_RAW DATA:_

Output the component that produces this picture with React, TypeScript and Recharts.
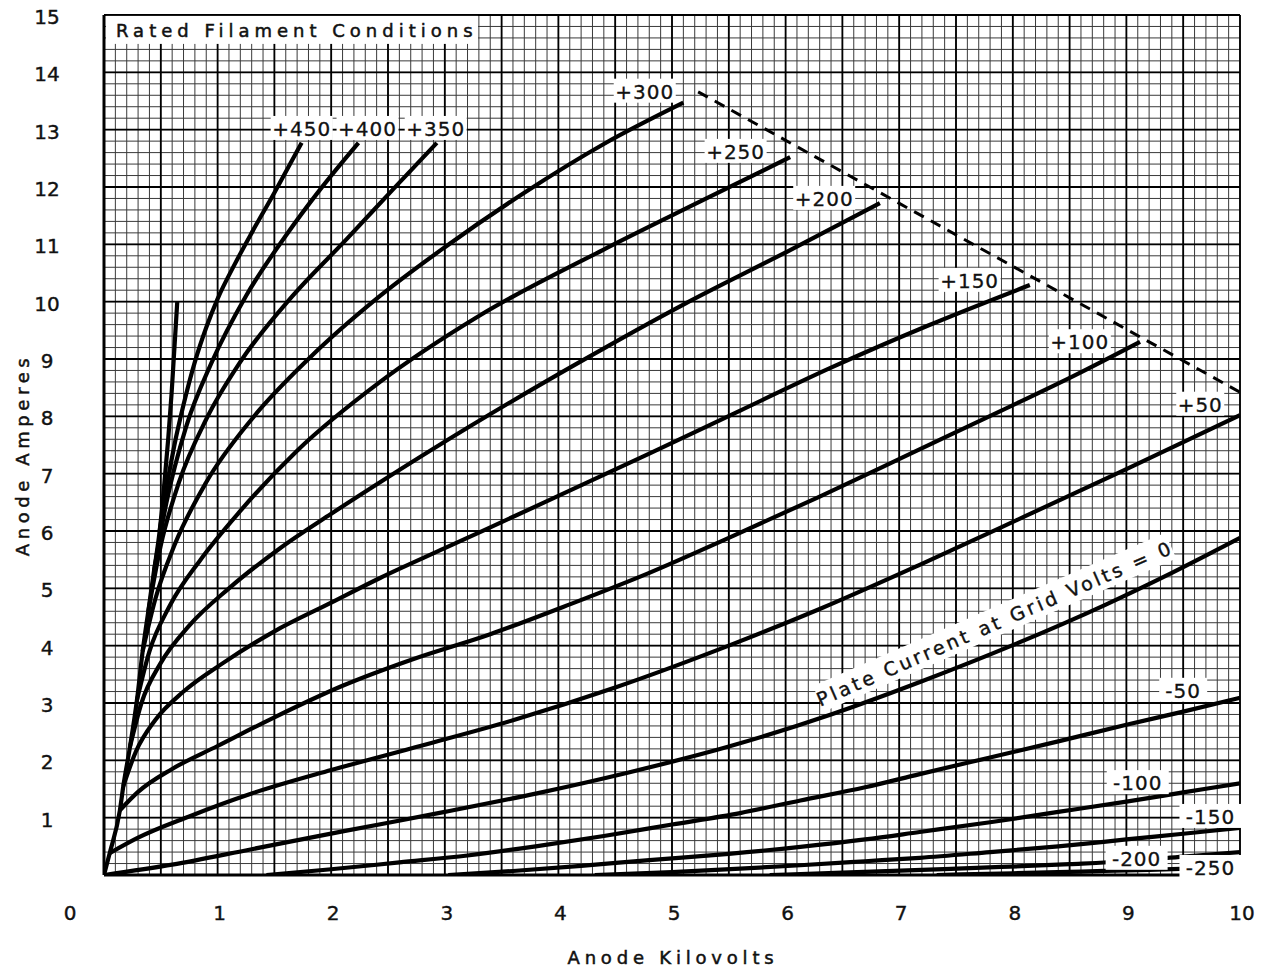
import { LineChart, Line, XAxis, YAxis, CartesianGrid, ReferenceDot } from 'recharts'

// anode kilovolts / anode amperes, one list per grid voltage
const diodeLine = [[0, 0], [0.05, 0.38], [0.14, 1.13], [0.17, 1.55], [0.23, 2.25], [0.29, 3.05], [0.34, 3.9], [0.39, 4.6], [0.44, 5.3], [0.49, 6.0], [0.53, 6.8], [0.565, 7.6], [0.595, 8.4], [0.62, 9.2], [0.645, 10.0]]
const grid450 = [[0.49, 6.0], [0.55, 6.75], [0.62, 7.5], [0.7, 8.2], [0.8, 8.95], [0.9, 9.55], [1.0, 10.05], [1.15, 10.65], [1.3, 11.2], [1.5, 11.9], [1.74, 12.77]]
const grid400 = [[0.44, 5.3], [0.55, 6.5], [0.72, 7.8], [0.95, 8.95], [1.25, 10.1], [1.6, 11.15], [1.9, 11.95], [2.24, 12.77]]
const grid350 = [[0.39, 4.6], [0.5, 5.75], [0.66, 6.85], [0.9, 7.95], [1.2, 8.95], [1.66, 10.1], [2.14, 11.1], [2.54, 11.95], [2.93, 12.77]]
const grid300 = [[0.34, 3.9], [0.45, 4.8], [0.62, 5.75], [0.9, 6.85], [1.3, 7.95], [1.8, 9.0], [2.43, 10.1], [3.0, 10.95], [3.7, 11.9], [4.4, 12.75], [5.1, 13.47]]
const grid250 = [[0.29, 3.05], [0.4, 3.9], [0.58, 4.7], [0.85, 5.5], [1.2, 6.35], [1.7, 7.4], [2.43, 8.6], [3.3, 9.75], [4.39, 10.9], [5.2, 11.7], [6.04, 12.52]]
const grid200 = [[0.23, 2.25], [0.33, 3.0], [0.5, 3.7], [0.75, 4.35], [1.1, 5.0], [1.55, 5.7], [2.0, 6.3], [2.43, 6.85], [3.2, 7.8], [4.19, 8.95], [5.1, 9.95], [6.04, 10.9], [6.83, 11.72]]
const grid150 = [[0.17, 1.55], [0.28, 2.15], [0.45, 2.7], [0.7, 3.2], [1.05, 3.7], [1.5, 4.25], [2.0, 4.75], [2.43, 5.18], [3.0, 5.7], [3.9, 6.52], [4.8, 7.35], [5.6, 8.1], [6.39, 8.84], [7.25, 9.58], [8.15, 10.29]]
const grid100 = [[0.14, 1.13], [0.3, 1.45], [0.6, 1.85], [1.0, 2.25], [1.5, 2.75], [2.1, 3.3], [2.7, 3.75], [3.4, 4.2], [4.1, 4.72], [4.8, 5.27], [5.5, 5.88], [6.3, 6.6], [7.1, 7.35], [7.9, 8.1], [8.55, 8.72], [9.12, 9.3]]
const grid50 = [[0.05, 0.38], [0.3, 0.65], [0.75, 1.02], [1.3, 1.42], [2.0, 1.83], [2.8, 2.26], [3.6, 2.7], [4.5, 3.27], [5.5, 4.0], [6.3, 4.64], [7.18, 5.41], [8.1, 6.25], [9.0, 7.08], [10, 8.02]]
const grid0 = [[0, 0], [0.6, 0.18], [1.3, 0.45], [2.1, 0.76], [3.0, 1.1], [3.8, 1.42], [4.6, 1.78], [5.5, 2.24], [6.4, 2.8], [7.2, 3.38], [8.0, 4.01], [8.8, 4.7], [9.4, 5.27], [10, 5.88]]
const gridM50 = [[1.43, 0], [2.0, 0.1], [2.6, 0.22], [3.2, 0.34], [3.8, 0.5], [4.4, 0.68], [5.0, 0.88], [5.6, 1.08], [6.13, 1.3], [6.7, 1.53], [7.18, 1.76], [7.8, 2.05], [8.4, 2.33], [9.0, 2.62], [9.5, 2.85], [10, 3.09]]
const gridM100 = [[3.03, 0], [3.6, 0.07], [4.2, 0.16], [4.8, 0.26], [5.5, 0.37], [6.13, 0.49], [6.7, 0.62], [7.18, 0.75], [7.8, 0.92], [8.4, 1.1], [9.0, 1.28], [9.5, 1.44], [10, 1.6]]
const gridM150 = [[4.32, 0], [5.0, 0.05], [5.6, 0.11], [6.13, 0.17], [6.7, 0.24], [7.18, 0.3], [7.8, 0.4], [8.4, 0.5], [9.0, 0.62], [9.5, 0.72], [10, 0.82]]
const gridM200 = [[5.86, 0], [6.5, 0.04], [7.2, 0.09], [7.9, 0.14], [8.5, 0.19], [9.0, 0.24], [9.5, 0.32], [10, 0.4]]
const gridM250 = [[7.33, 0], [8.0, 0.03], [8.6, 0.06], [9.2, 0.09], [10, 0.14]]
const dissipationLimit = [[5.23, 13.66], [10, 8.42]]

const curves = [diodeLine, grid450, grid400, grid350, grid300, grid250, grid200, grid150, grid100, grid50, grid0, gridM50, gridM100, gridM150, gridM200, gridM250]

const curveTags = ['+450', '+400', '+350', '+300', '+250', '+200', '+150', '+100', '+50', '-50', '-100', '-150', '-200', '-250']
const tagSpots = [[1.74, 13.03], [2.32, 13.03], [2.92, 13.03], [4.76, 13.68], [5.56, 12.63], [6.34, 11.81], [7.62, 10.38], [8.59, 9.31], [9.65, 8.22], [9.5, 3.23], [9.1, 1.62], [9.74, 1.03], [9.09, 0.3], [9.74, 0.14]]

const xTicks = [0, 1, 2, 3, 4, 5, 6, 7, 8, 9, 10]
const yTicks = [1, 2, 3, 4, 5, 6, 7, 8, 9, 10, 11, 12, 13, 14, 15]

const FONT = '"DejaVu Sans", sans-serif'
const INK = '#111'

const minorX = Array.from({ length: 101 }, (_, i) => i / 10)
const minorY = Array.from({ length: 76 }, (_, i) => i / 5)
const majorX = Array.from({ length: 21 }, (_, i) => i / 2)
const majorY = Array.from({ length: 16 }, (_, i) => i)

const toRows = (p: number[][]) => p.map(([v, a]) => ({ v, a }))

const gridX = (vals: number[]) => ({ xAxis, offset }: any) =>
  vals.map(v => (typeof xAxis?.scale === 'function' ? xAxis.scale(v) : offset.left + (v / 10) * offset.width))
const gridY = (vals: number[]) => ({ yAxis, offset }: any) =>
  vals.map(a => (typeof yAxis?.scale === 'function' ? yAxis.scale(a) : offset.top + offset.height - (a / 15) * offset.height))

const XTick = ({ x, payload }: any) => (
  <text x={payload.value === 0 ? x - 34 : x + 2} y={913} textAnchor="middle" dominantBaseline="central"
    fontSize={20} fontFamily={FONT} fill={INK} stroke={INK} strokeWidth={0.4}>
    {payload.value}
  </text>
)

const YTick = ({ y, payload }: any) => (
  <text x={47} y={y + 2} textAnchor="middle" dominantBaseline="central"
    fontSize={20} fontFamily={FONT} fill={INK} stroke={INK} strokeWidth={0.4}>
    {payload.value}
  </text>
)

const tag = (text: string, w: number) => (props: any) => {
  const vb = props.viewBox || {}
  const cx = vb.x + (vb.width || 0) / 2
  const cy = vb.y + (vb.height || 0) / 2
  return (
    <g>
      <rect x={cx - w / 2} y={cy - 12} width={w} height={24} fill="#fff" />
      <text x={cx} y={cy + 1} textAnchor="middle" dominantBaseline="central" fontSize={20}
        letterSpacing={1} fontFamily={FONT} fill={INK} stroke={INK} strokeWidth={0.3}>
        {text}
      </text>
    </g>
  )
}

const titleTag = (props: any) => {
  const vb = props.viewBox || {}
  const cx = vb.x + (vb.width || 0) / 2
  const cy = vb.y + (vb.height || 0) / 2
  return (
    <g>
      <rect x={cx - 186} y={cy - 14} width={372} height={28} fill="#fff" />
      <text x={cx - 176} y={cy + 1} dominantBaseline="central" fontSize={18} letterSpacing={5}
        fontFamily={FONT} fill={INK} stroke={INK} strokeWidth={0.5}>
        Rated Filament Conditions
      </text>
    </g>
  )
}

const plateTag = (props: any) => {
  const vb = props.viewBox || {}
  const cx = vb.x + (vb.width || 0) / 2
  const cy = vb.y + (vb.height || 0) / 2
  return (
    <g transform={`rotate(-23.5 ${cx} ${cy})`}>
      <rect x={cx - 192} y={cy - 14} width={384} height={28} fill="#fff" />
      <text x={cx} y={cy + 1} textAnchor="middle" dominantBaseline="central" fontSize={19}
        letterSpacing={3.2} fontFamily={FONT} fill={INK} stroke={INK} strokeWidth={0.4}>
        Plate Current at Grid Volts = 0
      </text>
    </g>
  )
}

const yTitle = (props: any) => {
  const vb = props.viewBox || {}
  const x = vb.x + 22
  const y = vb.y + vb.height / 2 + 10
  return (
    <text x={x} y={y} transform={`rotate(-90 ${x} ${y})`} textAnchor="middle" dominantBaseline="central"
      fontSize={18} letterSpacing={4.6} fontFamily={FONT} fill={INK} stroke={INK} strokeWidth={0.5}>
      Anode Amperes
    </text>
  )
}

const xTitle = (props: any) => {
  const vb = props.viewBox || {}
  const x = vb.x + vb.width / 2 + 1
  const y = vb.y + 82
  return (
    <text x={x} y={y} textAnchor="middle" dominantBaseline="central"
      fontSize={18} letterSpacing={4.8} fontFamily={FONT} fill={INK} stroke={INK} strokeWidth={0.5}>
      Anode Kilovolts
    </text>
  )
}

export default function App() {
  return (
    <div style={{ position: 'absolute', left: 0, top: 0, background: '#fff' }}>
      <LineChart width={1268} height={971} margin={{ top: 15, right: 28, left: 0, bottom: 0 }}>
        <CartesianGrid stroke="#3a3a3a" strokeWidth={1}
          verticalCoordinatesGenerator={gridX(minorX)} horizontalCoordinatesGenerator={gridY(minorY)} />
        <CartesianGrid stroke="#000" strokeWidth={1.8}
          verticalCoordinatesGenerator={gridX(majorX)} horizontalCoordinatesGenerator={gridY(majorY)} />
        <XAxis dataKey="v" type="number" domain={[0, 10]} ticks={xTicks} interval={0} height={96}
          allowDataOverflow axisLine={{ stroke: '#000', strokeWidth: 3 }} tickLine={false}
          tick={<XTick />} label={{ content: xTitle }} />
        <YAxis dataKey="a" type="number" domain={[0, 15]} ticks={yTicks} interval={0} width={104}
          allowDataOverflow axisLine={{ stroke: '#000', strokeWidth: 3 }} tickLine={false}
          tick={<YTick />} label={{ content: yTitle }} />
        {curves.map((c, i) => (
          <Line key={i} data={toRows(c)} dataKey="a" type="monotone" stroke="#000" strokeWidth={4.2}
            dot={false} activeDot={false} isAnimationActive={false} />
        ))}
        <Line data={toRows(dissipationLimit)} dataKey="a" type="linear" stroke="#000" strokeWidth={3}
          strokeDasharray="11 8" dot={false} activeDot={false} isAnimationActive={false} />
        {curveTags.map((t, i) => (
          <ReferenceDot key={t} x={tagSpots[i][0]} y={tagSpots[i][1]} r={1} fill="none" stroke="none"
            label={tag(t, t.length > 3 ? 62 : 48)} />
        ))}
        <ReferenceDot x={1.655} y={14.74} r={1} fill="none" stroke="none" label={titleTag} />
        <ReferenceDot x={7.84} y={4.41} r={1} fill="none" stroke="none" label={plateTag} />
      </LineChart>
    </div>
  )
}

_BRIEF:_ Repeat the listing above up to and including the line with "YAxis, CartesianGrid, ReferenceDot", starting from its first line. Drop any pictures.

_THE OUTPUT:_
Output the component that produces this picture with React, TypeScript and Recharts.
import { LineChart, Line, XAxis, YAxis, CartesianGrid, ReferenceDot } from 'recharts'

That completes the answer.